Francesco Bosso, Morning Calm, 2018 Portugal. Courtesy Photo & Contemporary
Nelle sale del primo piano, Villa Pignatelli – Casa della Fotografia ospita la seconda tappa della mostra “Primitive Elements”, personale di Francesco Bosso a cura di Filippo Maggia, presentata per la prima volta alla Galleria delle Stelline un anno fa. Oltre 40 fotografie realizzate nell’ultimo quindicennio, attraversando il pianeta in lungo e in largo, per tessere un’ode alla natura che, oggi, risulta quasi straziante.

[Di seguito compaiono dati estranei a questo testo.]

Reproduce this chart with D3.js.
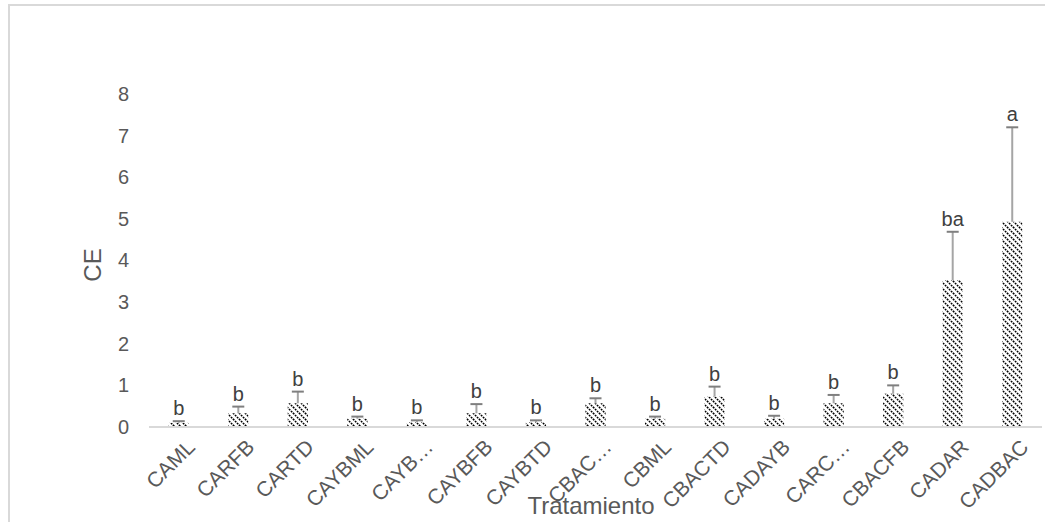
<!DOCTYPE html>
<html>
<head>
<script src="https://cdn.jsdelivr.net/npm/d3@7"></script>
<style>
  body { margin: 0; background: #fff; font-family: 'Liberation Sans', Arial, sans-serif; }
  svg { display: block; }
</style>
</head>
<body>
<div id="chart"></div>
<script>
// data
var categories = ["CAML", "CARFB", "CARTD", "CAYBML", "CAYB\u2026", "CAYBFB", "CAYBTD", "CBAC\u2026",
                  "CBML", "CBACTD", "CADAYB", "CARC\u2026", "CBACFB", "CADAR", "CADBAC"];
var means   = [0.10, 0.33, 0.57, 0.20, 0.12, 0.33, 0.12, 0.57, 0.20, 0.73, 0.20, 0.57, 0.80, 3.53, 4.93];
var errTops = [0.14, 0.49, 0.85, 0.25, 0.16, 0.55, 0.16, 0.69, 0.25, 0.97, 0.27, 0.77, 1.00, 4.69, 7.20];
var letters = ["b", "b", "b", "b", "b", "b", "b", "b", "b", "b", "b", "b", "b", "ba", "a"];
var yTicks  = [0, 1, 2, 3, 4, 5, 6, 7, 8];

var W = 1045, H = 522;
var margin = {top: 94, right: 3, bottom: 95, left: 149};
var font = "'Liberation Sans', Arial, sans-serif";

var svg = d3.select("#chart").append("svg")
    .attr("width", W)
    .attr("height", H)
    .style("font-family", font);

// chart frame (left + top edges visible)
svg.append("rect")
    .attr("x", 9).attr("y", 5)
    .attr("width", W + 20).attr("height", H + 20)
    .attr("fill", "none")
    .attr("stroke", "#d9d9d9")
    .attr("stroke-width", 2);

// hatch pattern
var pat = svg.append("defs").append("pattern")
    .attr("id", "hatch")
    .attr("patternUnits", "userSpaceOnUse")
    .attr("width", 6).attr("height", 6);
pat.append("rect").attr("width", 6).attr("height", 6).attr("fill", "#fff");
pat.append("path")
    .attr("d", "M-1,-1 L7,7 M-1,5 L1,7 M5,-1 L7,1")
    .attr("stroke", "#000")
    .attr("stroke-width", 1.6)
    .attr("stroke-dasharray", "1.8,1");

var x = d3.scaleBand().domain(categories)
    .range([margin.left, W - margin.right])
    .paddingInner(0.66).paddingOuter(0.33);
var y = d3.scaleLinear().domain([0, 8]).range([427, margin.top]);

// y tick labels (no axis line)
var yAxis = svg.append("g")
    .attr("transform", "translate(" + (margin.left - 20) + ",0)")
    .call(d3.axisLeft(y).tickValues(yTicks).tickSize(0).tickPadding(0));
yAxis.select(".domain").remove();
yAxis.selectAll("text")
    .attr("fill", "#595959")
    .style("font-size", "20px")
    .style("font-family", font);

// bars
svg.selectAll("rect.bar")
    .data(categories)
    .enter().append("rect")
    .attr("class", "bar")
    .attr("x", function(d) { return x(d); })
    .attr("width", x.bandwidth())
    .attr("y", function(d, i) { return y(means[i]); })
    .attr("height", function(d, i) { return y(0) - y(means[i]); })
    .attr("fill", "url(#hatch)");

// x axis line
svg.append("line")
    .attr("x1", margin.left).attr("x2", W - margin.right)
    .attr("y1", y(0)).attr("y2", y(0))
    .attr("stroke", "#d9d9d9")
    .attr("stroke-width", 2);

// error bars (upper only)
var err = svg.selectAll("g.err")
    .data(categories)
    .enter().append("g")
    .attr("class", "err");
err.append("line")
    .attr("x1", function(d) { return x(d) + x.bandwidth() / 2; })
    .attr("x2", function(d) { return x(d) + x.bandwidth() / 2; })
    .attr("y1", function(d, i) { return y(means[i]); })
    .attr("y2", function(d, i) { return y(errTops[i]); })
    .attr("stroke", "#a5a5a5")
    .attr("stroke-width", 2);
err.append("line")
    .attr("x1", function(d) { return x(d) + x.bandwidth() / 2 - 6; })
    .attr("x2", function(d) { return x(d) + x.bandwidth() / 2 + 6; })
    .attr("y1", function(d, i) { return y(errTops[i]); })
    .attr("y2", function(d, i) { return y(errTops[i]); })
    .attr("stroke", "#7f7f7f")
    .attr("stroke-width", 2);

// significance letters
svg.selectAll("text.letter")
    .data(categories)
    .enter().append("text")
    .attr("class", "letter")
    .attr("x", function(d) { return x(d) + x.bandwidth() / 2; })
    .attr("y", function(d, i) { return y(errTops[i]) - 6; })
    .attr("text-anchor", "middle")
    .attr("fill", "#404040")
    .style("font-size", "20px")
    .text(function(d, i) { return letters[i]; });

// x category labels
svg.selectAll("text.cat")
    .data(categories)
    .enter().append("text")
    .attr("class", "cat")
    .attr("transform", function(d) {
        return "translate(" + (x(d) + x.bandwidth() / 2 + 7) + "," + (y(0) + 11) + ") rotate(-45)";
    })
    .attr("text-anchor", "end")
    .attr("dy", "0.7em")
    .attr("fill", "#595959")
    .style("font-size", "21px")
    .text(function(d) { return d; });

// axis titles
svg.append("text")
    .attr("x", 591).attr("y", 514)
    .attr("text-anchor", "middle")
    .attr("fill", "#595959")
    .style("font-size", "24px")
    .text("Tratamiento");

svg.append("text")
    .attr("transform", "translate(101,265) rotate(-90)")
    .attr("text-anchor", "middle")
    .attr("fill", "#595959")
    .style("font-size", "24px")
    .text("CE");
</script>
</body>
</html>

Le opere, recita il comunicato, «vogliono indurre il pubblico alla consapevolezza di quanto sia necessario tutelare l’ambiente e promuovere un cambiamento culturale soprattutto nell’uso responsabile delle risorse naturali». Eppure, quel processo di astrazione, di purificazione da ogni eccesso visivo, da ogni rumore circostante cui l’artista sottopone l’immagine, pare andare ben oltre l’avvertimento. Silenziosi e imponenti, questi elementi primitivi sembrano ormai affiorare inesorabilmente da una dimensione leggendaria, eterni nel ricordo, lontani dall’esperienza.

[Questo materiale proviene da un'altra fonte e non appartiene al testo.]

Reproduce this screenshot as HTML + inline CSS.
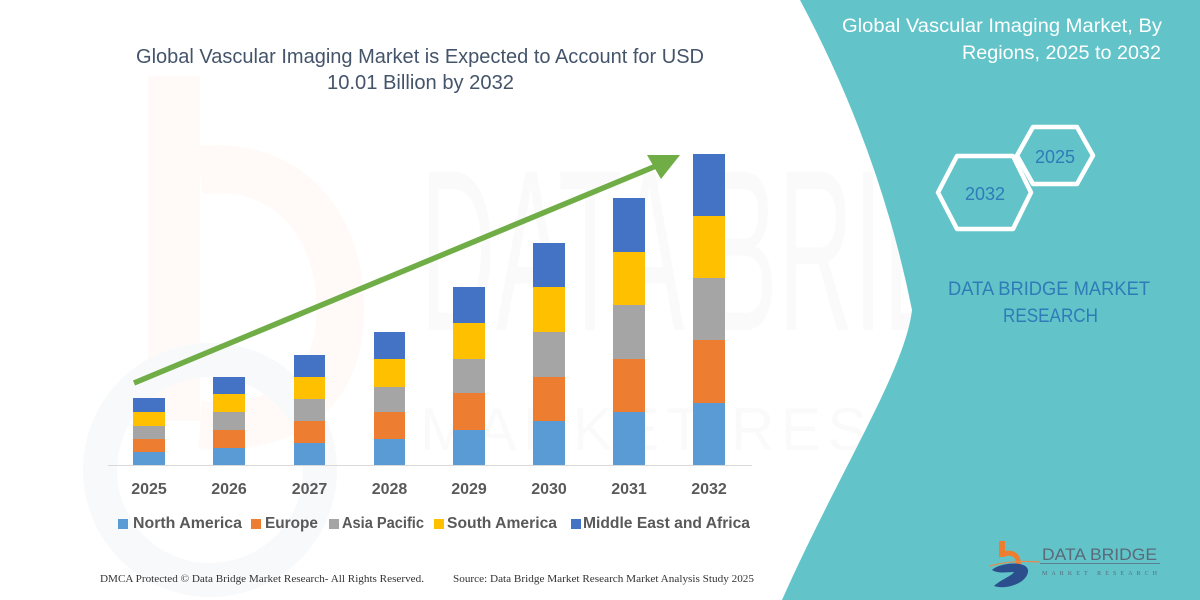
<!DOCTYPE html>
<html><head><meta charset="utf-8"><style>
html,body{margin:0;padding:0;background:#fff;}
svg{display:block;}
</style></head><body>
<svg width="1200" height="600" viewBox="0 0 1200 600" xmlns="http://www.w3.org/2000/svg">
<rect width="1200" height="600" fill="#ffffff"/>
<!-- faint watermarks -->
<g>
  <rect x="148" y="76" width="52" height="345" fill="#fffaf7"/>
  <path d="M200,170 C300,160 345,240 340,320 C335,400 280,430 200,425" fill="none" stroke="#fffaf7" stroke-width="48"/>
  <circle cx="210" cy="470" r="110" fill="none" stroke="#f8f9fb" stroke-width="34"/>
</g>
<text x="420" y="330" font-family="Liberation Sans, sans-serif" font-size="230" textLength="690" lengthAdjust="spacingAndGlyphs" fill="#000" fill-opacity="0.018">DATA BRIDGE</text>
<text x="420" y="450" font-family="Liberation Sans, sans-serif" font-size="60" textLength="690" lengthAdjust="spacing" fill="#000" fill-opacity="0.018">MARKET RESEARCH</text>

<!-- teal panel -->
<path d="M800,0 Q880,150 912,310 C905,370 840,470 782,600 L1200,600 L1200,0 Z" fill="#62c4c9"/>

<!-- main title -->
<text x="136" y="63" font-family="Liberation Sans, sans-serif" font-size="20" fill="#44546a" textLength="568" lengthAdjust="spacingAndGlyphs">Global Vascular Imaging Market is Expected to Account for USD</text>
<text x="327" y="89" font-family="Liberation Sans, sans-serif" font-size="20" fill="#44546a" textLength="187" lengthAdjust="spacingAndGlyphs">10.01 Billion by 2032</text>

<!-- axis -->
<line x1="108" y1="465.5" x2="752" y2="465.5" stroke="#d9d9d9" stroke-width="1"/>

<!-- bars -->
<g>
  <rect x="133" y="452" width="32" height="13" fill="#5b9bd5"/>
  <rect x="133" y="439" width="32" height="13" fill="#ed7d31"/>
  <rect x="133" y="426" width="32" height="13" fill="#a5a5a5"/>
  <rect x="133" y="412" width="32" height="14" fill="#ffc000"/>
  <rect x="133" y="398" width="32" height="14" fill="#4472c4"/>
  <rect x="213" y="448" width="32" height="17" fill="#5b9bd5"/>
  <rect x="213" y="430" width="32" height="18" fill="#ed7d31"/>
  <rect x="213" y="412" width="32" height="18" fill="#a5a5a5"/>
  <rect x="213" y="394" width="32" height="18" fill="#ffc000"/>
  <rect x="213" y="377" width="32" height="17" fill="#4472c4"/>
  <rect x="294" y="443" width="31" height="22" fill="#5b9bd5"/>
  <rect x="294" y="421" width="31" height="22" fill="#ed7d31"/>
  <rect x="294" y="399" width="31" height="22" fill="#a5a5a5"/>
  <rect x="294" y="377" width="31" height="22" fill="#ffc000"/>
  <rect x="294" y="355" width="31" height="22" fill="#4472c4"/>
  <rect x="374" y="439" width="31" height="26" fill="#5b9bd5"/>
  <rect x="374" y="412" width="31" height="27" fill="#ed7d31"/>
  <rect x="374" y="387" width="31" height="25" fill="#a5a5a5"/>
  <rect x="374" y="359" width="31" height="28" fill="#ffc000"/>
  <rect x="374" y="332" width="31" height="27" fill="#4472c4"/>
  <rect x="453" y="430" width="32" height="35" fill="#5b9bd5"/>
  <rect x="453" y="393" width="32" height="37" fill="#ed7d31"/>
  <rect x="453" y="359" width="32" height="34" fill="#a5a5a5"/>
  <rect x="453" y="323" width="32" height="36" fill="#ffc000"/>
  <rect x="453" y="287" width="32" height="36" fill="#4472c4"/>
  <rect x="533" y="421" width="32" height="44" fill="#5b9bd5"/>
  <rect x="533" y="377" width="32" height="44" fill="#ed7d31"/>
  <rect x="533" y="332" width="32" height="45" fill="#a5a5a5"/>
  <rect x="533" y="287" width="32" height="45" fill="#ffc000"/>
  <rect x="533" y="243" width="32" height="44" fill="#4472c4"/>
  <rect x="613" y="412" width="32" height="53" fill="#5b9bd5"/>
  <rect x="613" y="359" width="32" height="53" fill="#ed7d31"/>
  <rect x="613" y="305" width="32" height="54" fill="#a5a5a5"/>
  <rect x="613" y="252" width="32" height="53" fill="#ffc000"/>
  <rect x="613" y="198" width="32" height="54" fill="#4472c4"/>
  <rect x="693" y="403" width="32" height="62" fill="#5b9bd5"/>
  <rect x="693" y="340" width="32" height="63" fill="#ed7d31"/>
  <rect x="693" y="278" width="32" height="62" fill="#a5a5a5"/>
  <rect x="693" y="216" width="32" height="62" fill="#ffc000"/>
  <rect x="693" y="154" width="32" height="62" fill="#4472c4"/>
</g>

<!-- arrow -->
<line x1="134" y1="383" x2="656" y2="166" stroke="#70ad47" stroke-width="5.5"/>
<polygon points="680,155 647,155 661,179" fill="#70ad47"/>

<!-- year labels -->
<g font-family="Liberation Sans, sans-serif" font-size="16" font-weight="bold" fill="#595959" text-anchor="middle">
  <text x="149" y="494">2025</text>
  <text x="229" y="494">2026</text>
  <text x="309.5" y="494">2027</text>
  <text x="389.5" y="494">2028</text>
  <text x="469" y="494">2029</text>
  <text x="549" y="494">2030</text>
  <text x="629" y="494">2031</text>
  <text x="709" y="494">2032</text>
</g>

<!-- legend -->
<g font-family="Liberation Sans, sans-serif" font-size="15.5" font-weight="bold" fill="#595959">
  <rect x="118" y="519" width="10" height="10" fill="#5b9bd5"/>
  <text x="133" y="528" textLength="109" lengthAdjust="spacingAndGlyphs">North America</text>
  <rect x="251" y="519" width="10" height="10" fill="#ed7d31"/>
  <text x="265" y="528" textLength="53" lengthAdjust="spacingAndGlyphs">Europe</text>
  <rect x="329" y="519" width="10" height="10" fill="#a5a5a5"/>
  <text x="342" y="528" textLength="82" lengthAdjust="spacingAndGlyphs">Asia Pacific</text>
  <rect x="434" y="519" width="10" height="10" fill="#ffc000"/>
  <text x="447" y="528" textLength="110" lengthAdjust="spacingAndGlyphs">South America</text>
  <rect x="571" y="519" width="10" height="10" fill="#4472c4"/>
  <text x="583" y="528" textLength="167" lengthAdjust="spacingAndGlyphs">Middle East and Africa</text>
</g>

<!-- footer -->
<g font-family="Liberation Serif, serif" font-size="10" fill="#333333">
  <text x="100" y="582" textLength="324" lengthAdjust="spacingAndGlyphs">DMCA Protected © Data Bridge Market Research-  All Rights Reserved.</text>
  <text x="453" y="582" textLength="301" lengthAdjust="spacingAndGlyphs">Source: Data Bridge Market Research  Market Analysis Study 2025</text>
</g>

<!-- right panel title -->
<g font-family="Liberation Sans, sans-serif" font-size="19" fill="#ffffff">
  <text x="842" y="32" textLength="320" lengthAdjust="spacingAndGlyphs">Global Vascular Imaging Market, By</text>
  <text x="962" y="59" textLength="199" lengthAdjust="spacingAndGlyphs">Regions, 2025 to 2032</text>
</g>

<!-- hexagons -->
<g fill="none" stroke="#ffffff" stroke-width="4.5" stroke-linejoin="round">
  <polygon points="1017,155.5 1033,127 1077,127 1093,155.5 1077,184 1033,184"/>
  <polygon points="938,192.5 957,156 1013,156 1031,192.5 1013,229 957,229"/>
</g>
<g font-family="Liberation Sans, sans-serif" font-size="18" fill="#2e7bb8" text-anchor="middle">
  <text x="1055" y="163">2025</text>
  <text x="985" y="200">2032</text>
</g>
<g font-family="Liberation Sans, sans-serif" font-size="19" fill="#2e7bb8">
  <text x="948" y="295" textLength="202" lengthAdjust="spacingAndGlyphs">DATA BRIDGE MARKET</text>
  <text x="1003" y="322" textLength="95" lengthAdjust="spacingAndGlyphs">RESEARCH</text>
</g>

<!-- logo -->
<g>
  <rect x="999" y="541" width="6" height="16" fill="#ee7d2f"/>
  <path d="M1002,555 C1012,550 1020,556 1018,566" fill="none" stroke="#ee7d2f" stroke-width="5"/>
  <path d="M992,570 C1000,562 1030,560 1028,572 C1026,584 1005,590 994,586 C1000,580 1012,576 1014,572 C1008,572 998,574 992,570 Z" fill="#2b4f8c"/>
  <path d="M990,566 Q1010,560 1040,562" fill="none" stroke="#e58a4a" stroke-width="1.2"/>
  <text x="1042" y="560" font-family="Liberation Sans, sans-serif" font-size="17" fill="#5a6a78" textLength="115" lengthAdjust="spacingAndGlyphs">DATA BRIDGE</text>
  <line x1="1040" y1="563.5" x2="1160" y2="563.5" stroke="#5a6a78" stroke-width="0.8"/>
  <text x="1042" y="575" font-family="Liberation Serif, serif" font-size="6" fill="#5a6a78" textLength="115" lengthAdjust="spacing">MARKET RESEARCH</text>
</g>
</svg>
</body></html>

Con estrema padronanza nell’uso del banco ottico e nella stampa in camera oscura, Bosso realizza opere di indubbia pulizia formale, in cui il bianco e nero sfronda l’elemento naturale da ogni vivacità cromatica per restituirgli spessori e volumetrie che tendono allo scultoreo. Se infatti l’interesse verso la natura attraversa tutto il suo lavoro, altrettanto si può dire della continua negoziazione tra luminosità naturale e rapporto luce/ombra che si instaura all’interno dell’immagine fotografica e tra fotografia e soggetto ritratto.
Ne sono testimonianza i titoli delle serie, da alcune delle quali sono tratte le foto in mostra: White World, After Dark, Golden Light, Last Diamonds tradiscono la matrice di una ricerca in cui all’osservazione della natura «nelle sue espressioni migliori e più suggestive» – come ci raccontava Bosso in questa intervista – si affianca la ricerca di un equilibrio chiaroscurale perfetto in cui, contornati da un’aura quasi sacrale, rocce, cascate, iceberg diventano giganti sublimi e solitari, divinità ancestrali tornate nel presente a memoria della lunga storia di errori dell’uomo verso la sua terra.
Sullo scivoloso terreno della fotografia di paesaggio, in cui lo sguardo estatico rischia talvolta di risultare unica chiave di lettura dell’indiscussa bellezza di Madre Natura, Bosso traccia il suo sentiero, in cui visione plastico-luministica ed elaborato processo esecutivo si giocano sul filo di un’impresa dagli esiti non sempre scontati: liberare il soggetto dalle insidie di un inerme atteggiamento contemplativo, pur elevandolo esplicitamente a oggetto di un culto che è, inevitabilmente, antico e attuale insieme.